● WHAT NEEDS TO BE DONE
Identify all lines in the listing that include the word "this", and copy them out.

● INPUT MATERIAL
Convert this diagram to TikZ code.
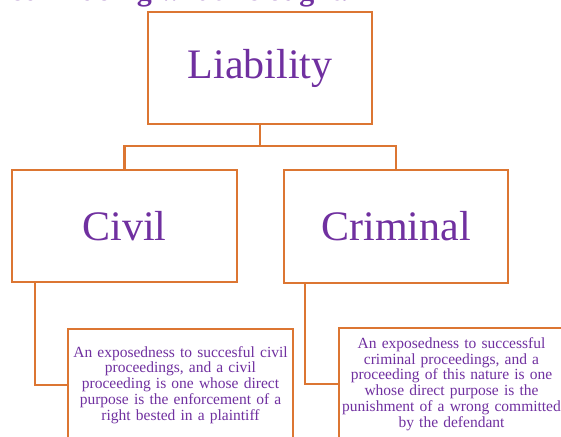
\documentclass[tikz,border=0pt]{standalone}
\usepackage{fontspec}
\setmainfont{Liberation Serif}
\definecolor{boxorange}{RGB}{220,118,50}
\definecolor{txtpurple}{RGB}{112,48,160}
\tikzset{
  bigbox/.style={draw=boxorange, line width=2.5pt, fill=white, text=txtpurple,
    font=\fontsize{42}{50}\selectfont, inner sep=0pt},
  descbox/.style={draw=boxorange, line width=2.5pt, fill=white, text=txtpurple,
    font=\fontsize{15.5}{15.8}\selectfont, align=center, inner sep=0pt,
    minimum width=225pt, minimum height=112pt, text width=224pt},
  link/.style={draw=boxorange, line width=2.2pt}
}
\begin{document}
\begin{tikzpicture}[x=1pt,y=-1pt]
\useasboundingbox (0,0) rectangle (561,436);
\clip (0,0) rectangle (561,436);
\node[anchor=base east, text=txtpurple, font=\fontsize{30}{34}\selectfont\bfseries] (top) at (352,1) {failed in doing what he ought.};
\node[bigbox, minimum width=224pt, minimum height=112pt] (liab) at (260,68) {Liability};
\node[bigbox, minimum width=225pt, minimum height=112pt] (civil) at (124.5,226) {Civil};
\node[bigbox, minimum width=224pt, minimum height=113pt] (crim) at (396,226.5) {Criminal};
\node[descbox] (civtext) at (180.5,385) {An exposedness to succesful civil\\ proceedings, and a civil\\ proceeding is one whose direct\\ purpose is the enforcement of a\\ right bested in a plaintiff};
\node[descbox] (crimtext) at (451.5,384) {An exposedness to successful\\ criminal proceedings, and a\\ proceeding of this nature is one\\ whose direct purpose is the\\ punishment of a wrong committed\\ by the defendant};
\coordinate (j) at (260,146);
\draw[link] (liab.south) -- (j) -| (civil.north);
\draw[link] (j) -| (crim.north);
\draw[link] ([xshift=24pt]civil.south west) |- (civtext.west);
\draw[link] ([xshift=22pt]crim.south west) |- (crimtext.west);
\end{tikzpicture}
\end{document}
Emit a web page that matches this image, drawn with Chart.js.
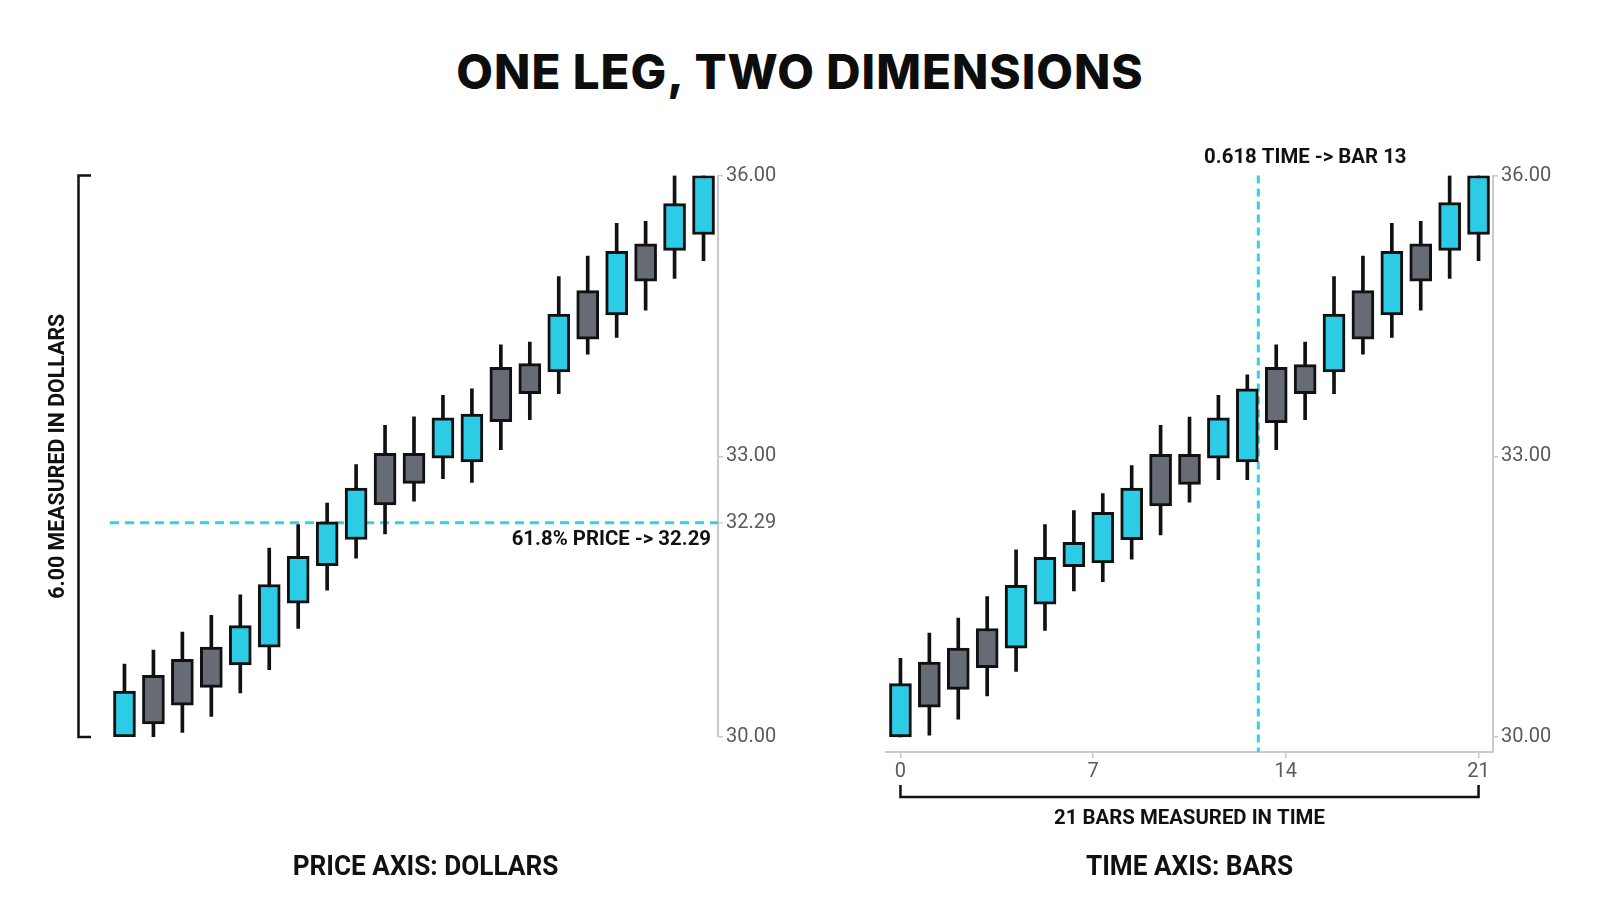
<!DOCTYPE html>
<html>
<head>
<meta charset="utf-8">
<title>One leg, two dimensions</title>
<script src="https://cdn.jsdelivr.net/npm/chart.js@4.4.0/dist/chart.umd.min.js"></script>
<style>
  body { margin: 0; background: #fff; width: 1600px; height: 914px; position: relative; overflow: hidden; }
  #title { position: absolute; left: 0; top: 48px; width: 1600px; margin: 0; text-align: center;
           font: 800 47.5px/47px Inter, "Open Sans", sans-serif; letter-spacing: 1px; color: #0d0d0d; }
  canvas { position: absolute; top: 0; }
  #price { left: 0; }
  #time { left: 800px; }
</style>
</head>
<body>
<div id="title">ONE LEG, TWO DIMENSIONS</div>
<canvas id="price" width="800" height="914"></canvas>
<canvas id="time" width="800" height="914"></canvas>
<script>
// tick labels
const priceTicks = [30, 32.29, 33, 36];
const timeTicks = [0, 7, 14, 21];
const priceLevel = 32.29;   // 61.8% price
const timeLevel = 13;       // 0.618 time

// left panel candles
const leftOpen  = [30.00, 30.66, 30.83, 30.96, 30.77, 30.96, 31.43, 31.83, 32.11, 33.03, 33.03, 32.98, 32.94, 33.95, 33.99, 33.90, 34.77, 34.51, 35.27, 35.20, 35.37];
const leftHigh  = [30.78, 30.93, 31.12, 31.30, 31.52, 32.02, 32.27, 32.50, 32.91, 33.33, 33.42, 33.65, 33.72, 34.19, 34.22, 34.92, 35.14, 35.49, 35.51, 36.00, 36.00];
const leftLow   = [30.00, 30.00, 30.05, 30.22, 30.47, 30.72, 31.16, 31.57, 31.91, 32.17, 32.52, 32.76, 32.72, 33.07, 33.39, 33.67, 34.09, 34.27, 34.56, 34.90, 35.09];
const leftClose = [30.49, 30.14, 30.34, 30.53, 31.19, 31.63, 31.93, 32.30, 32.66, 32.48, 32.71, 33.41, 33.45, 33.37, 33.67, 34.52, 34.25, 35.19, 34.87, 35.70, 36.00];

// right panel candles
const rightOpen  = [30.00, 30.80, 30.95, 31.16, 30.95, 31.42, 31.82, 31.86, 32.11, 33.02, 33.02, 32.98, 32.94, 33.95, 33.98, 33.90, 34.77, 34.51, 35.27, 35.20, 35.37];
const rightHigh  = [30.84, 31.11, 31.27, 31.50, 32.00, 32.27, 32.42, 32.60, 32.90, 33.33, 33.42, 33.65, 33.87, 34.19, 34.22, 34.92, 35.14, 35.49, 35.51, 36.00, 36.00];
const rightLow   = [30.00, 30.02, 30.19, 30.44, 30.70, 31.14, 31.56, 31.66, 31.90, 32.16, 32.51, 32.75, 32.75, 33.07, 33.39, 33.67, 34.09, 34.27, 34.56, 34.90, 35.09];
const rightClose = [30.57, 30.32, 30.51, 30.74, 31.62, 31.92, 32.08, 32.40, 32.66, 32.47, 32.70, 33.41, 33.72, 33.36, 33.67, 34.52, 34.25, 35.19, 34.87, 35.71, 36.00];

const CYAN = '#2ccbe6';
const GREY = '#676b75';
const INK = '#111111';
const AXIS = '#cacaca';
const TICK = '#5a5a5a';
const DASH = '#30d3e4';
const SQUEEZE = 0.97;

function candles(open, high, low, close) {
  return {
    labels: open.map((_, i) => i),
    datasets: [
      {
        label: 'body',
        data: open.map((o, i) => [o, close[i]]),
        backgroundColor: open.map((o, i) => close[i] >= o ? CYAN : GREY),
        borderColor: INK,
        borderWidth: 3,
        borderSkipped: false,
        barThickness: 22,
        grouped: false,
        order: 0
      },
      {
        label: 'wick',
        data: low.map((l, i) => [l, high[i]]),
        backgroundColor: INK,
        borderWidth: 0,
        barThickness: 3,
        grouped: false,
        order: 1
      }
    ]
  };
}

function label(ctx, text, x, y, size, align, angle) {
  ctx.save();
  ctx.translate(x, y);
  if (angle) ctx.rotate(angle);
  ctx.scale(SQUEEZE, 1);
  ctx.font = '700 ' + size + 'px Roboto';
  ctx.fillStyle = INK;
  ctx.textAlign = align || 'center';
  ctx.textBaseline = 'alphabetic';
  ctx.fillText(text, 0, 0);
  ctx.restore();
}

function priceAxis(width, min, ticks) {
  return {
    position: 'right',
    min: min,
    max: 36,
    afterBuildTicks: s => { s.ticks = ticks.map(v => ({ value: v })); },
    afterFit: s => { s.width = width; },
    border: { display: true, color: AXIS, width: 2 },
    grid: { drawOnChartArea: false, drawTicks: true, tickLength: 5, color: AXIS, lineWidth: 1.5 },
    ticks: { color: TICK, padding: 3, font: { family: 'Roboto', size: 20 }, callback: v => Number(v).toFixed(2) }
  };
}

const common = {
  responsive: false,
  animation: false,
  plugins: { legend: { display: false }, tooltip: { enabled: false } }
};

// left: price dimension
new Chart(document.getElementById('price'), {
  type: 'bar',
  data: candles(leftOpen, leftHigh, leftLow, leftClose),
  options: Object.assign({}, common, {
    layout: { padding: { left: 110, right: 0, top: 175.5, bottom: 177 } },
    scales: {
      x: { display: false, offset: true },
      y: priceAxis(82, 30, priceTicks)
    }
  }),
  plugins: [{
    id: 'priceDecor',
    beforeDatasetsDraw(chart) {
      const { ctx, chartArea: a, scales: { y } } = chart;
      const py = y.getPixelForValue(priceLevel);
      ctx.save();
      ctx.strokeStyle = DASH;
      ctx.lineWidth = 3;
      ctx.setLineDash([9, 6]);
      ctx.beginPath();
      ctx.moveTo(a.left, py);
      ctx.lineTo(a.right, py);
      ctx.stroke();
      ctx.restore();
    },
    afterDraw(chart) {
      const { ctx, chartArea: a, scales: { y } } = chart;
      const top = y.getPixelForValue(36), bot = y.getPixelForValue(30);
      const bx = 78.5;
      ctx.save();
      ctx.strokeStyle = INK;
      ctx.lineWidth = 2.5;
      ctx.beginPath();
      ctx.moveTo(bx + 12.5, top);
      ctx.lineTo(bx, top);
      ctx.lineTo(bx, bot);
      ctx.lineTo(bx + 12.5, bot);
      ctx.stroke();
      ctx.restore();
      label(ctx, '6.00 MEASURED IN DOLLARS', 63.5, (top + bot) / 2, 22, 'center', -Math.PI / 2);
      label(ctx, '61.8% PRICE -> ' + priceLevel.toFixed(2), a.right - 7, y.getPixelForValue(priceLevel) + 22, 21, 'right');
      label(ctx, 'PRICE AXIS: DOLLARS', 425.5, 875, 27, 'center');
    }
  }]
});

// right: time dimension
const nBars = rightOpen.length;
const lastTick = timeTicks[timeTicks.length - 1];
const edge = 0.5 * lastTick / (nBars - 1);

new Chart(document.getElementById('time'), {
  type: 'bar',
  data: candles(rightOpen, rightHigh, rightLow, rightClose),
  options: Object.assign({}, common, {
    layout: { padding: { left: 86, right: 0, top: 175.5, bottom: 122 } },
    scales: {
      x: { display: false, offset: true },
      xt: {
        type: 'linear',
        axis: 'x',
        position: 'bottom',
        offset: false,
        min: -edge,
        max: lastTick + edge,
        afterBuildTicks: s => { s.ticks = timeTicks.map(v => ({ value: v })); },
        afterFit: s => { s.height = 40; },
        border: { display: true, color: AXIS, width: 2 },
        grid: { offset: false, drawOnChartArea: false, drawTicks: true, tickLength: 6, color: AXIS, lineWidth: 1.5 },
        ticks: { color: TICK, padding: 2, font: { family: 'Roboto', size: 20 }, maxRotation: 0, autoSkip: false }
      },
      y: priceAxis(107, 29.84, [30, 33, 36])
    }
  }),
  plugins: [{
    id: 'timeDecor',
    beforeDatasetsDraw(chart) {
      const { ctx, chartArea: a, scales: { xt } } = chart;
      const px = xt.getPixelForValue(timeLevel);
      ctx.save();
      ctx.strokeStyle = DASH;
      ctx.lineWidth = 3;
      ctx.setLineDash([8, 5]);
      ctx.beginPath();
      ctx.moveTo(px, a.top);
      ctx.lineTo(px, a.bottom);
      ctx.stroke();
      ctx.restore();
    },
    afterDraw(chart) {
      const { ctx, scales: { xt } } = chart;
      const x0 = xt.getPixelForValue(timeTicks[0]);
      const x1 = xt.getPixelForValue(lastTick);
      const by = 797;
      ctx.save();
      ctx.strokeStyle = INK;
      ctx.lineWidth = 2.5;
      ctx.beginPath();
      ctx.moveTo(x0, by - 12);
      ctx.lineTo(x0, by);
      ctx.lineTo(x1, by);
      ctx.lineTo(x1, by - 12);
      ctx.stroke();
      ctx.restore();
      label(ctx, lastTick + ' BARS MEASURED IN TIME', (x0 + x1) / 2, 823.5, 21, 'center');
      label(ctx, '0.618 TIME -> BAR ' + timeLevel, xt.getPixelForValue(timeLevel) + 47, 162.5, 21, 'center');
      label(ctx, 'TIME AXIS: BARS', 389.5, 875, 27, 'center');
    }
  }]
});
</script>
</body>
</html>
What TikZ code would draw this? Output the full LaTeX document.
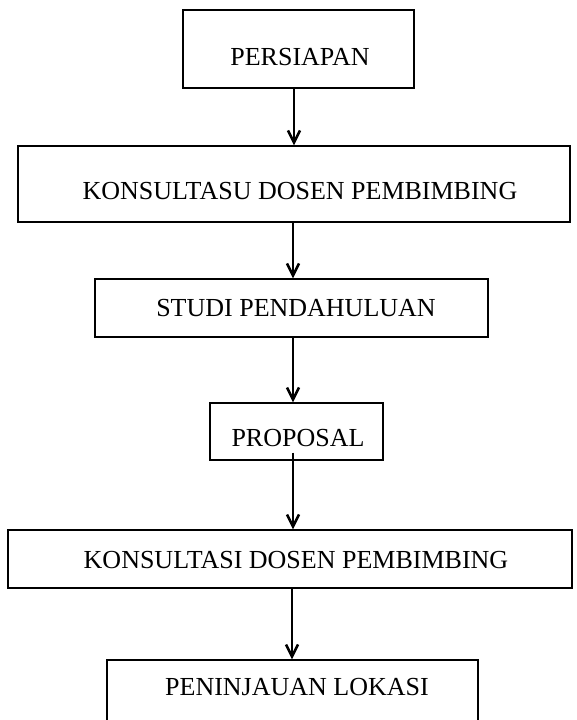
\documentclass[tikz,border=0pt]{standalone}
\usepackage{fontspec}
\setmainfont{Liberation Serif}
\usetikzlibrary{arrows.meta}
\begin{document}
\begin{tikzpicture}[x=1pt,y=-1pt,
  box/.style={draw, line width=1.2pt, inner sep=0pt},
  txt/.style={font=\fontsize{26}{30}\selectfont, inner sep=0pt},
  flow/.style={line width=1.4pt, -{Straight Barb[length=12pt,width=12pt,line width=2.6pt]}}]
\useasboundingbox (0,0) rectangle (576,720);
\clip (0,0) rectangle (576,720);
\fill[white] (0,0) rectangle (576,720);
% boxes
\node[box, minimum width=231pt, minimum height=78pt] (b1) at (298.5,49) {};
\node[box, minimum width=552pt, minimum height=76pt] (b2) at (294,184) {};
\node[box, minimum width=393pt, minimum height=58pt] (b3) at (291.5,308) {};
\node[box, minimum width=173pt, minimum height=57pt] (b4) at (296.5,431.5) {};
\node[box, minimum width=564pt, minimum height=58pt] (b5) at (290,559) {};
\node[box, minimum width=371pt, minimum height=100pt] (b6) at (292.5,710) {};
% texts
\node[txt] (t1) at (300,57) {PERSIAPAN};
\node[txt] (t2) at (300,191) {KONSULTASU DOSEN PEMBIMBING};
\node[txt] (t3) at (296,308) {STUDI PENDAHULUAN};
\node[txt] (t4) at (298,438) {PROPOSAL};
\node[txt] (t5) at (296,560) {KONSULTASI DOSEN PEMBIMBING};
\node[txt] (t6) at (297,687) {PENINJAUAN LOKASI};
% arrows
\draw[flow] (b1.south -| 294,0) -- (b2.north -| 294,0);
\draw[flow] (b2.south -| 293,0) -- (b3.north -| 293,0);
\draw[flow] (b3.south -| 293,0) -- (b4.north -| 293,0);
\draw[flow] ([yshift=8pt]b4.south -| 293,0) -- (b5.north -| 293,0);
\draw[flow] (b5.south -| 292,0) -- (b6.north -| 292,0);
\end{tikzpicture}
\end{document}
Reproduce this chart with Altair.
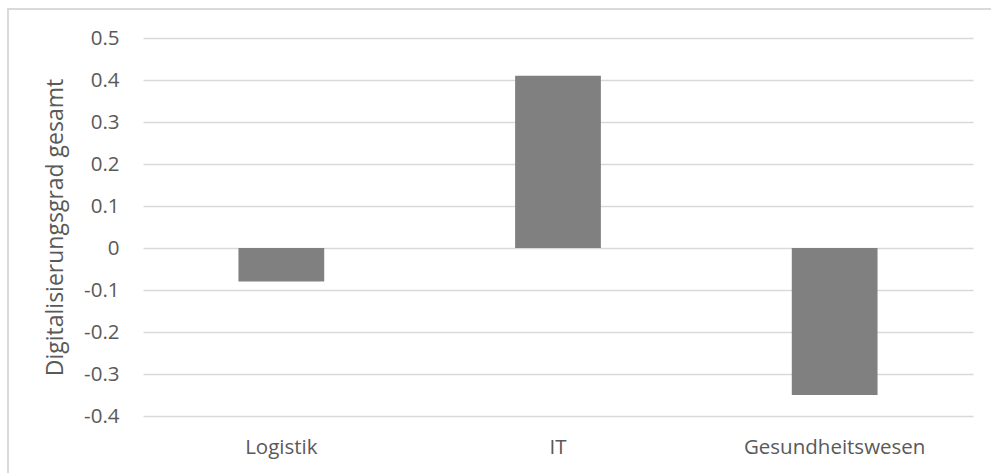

● TASK RESULT
Convert this diagram to TikZ code.
\node[descbox] (crimtext) at (451.5,384) {An exposedness to successful\\ criminal proceedings, and a\\ proceeding of this nature is one\\ whose direct purpose is the\\ punishment of a wrong committed\\ by the defendant};
Emit a web page that matches this image, drawn with Chart.js.
What TikZ code would draw this? Output the full LaTeX document.
Reproduce this chart with Altair.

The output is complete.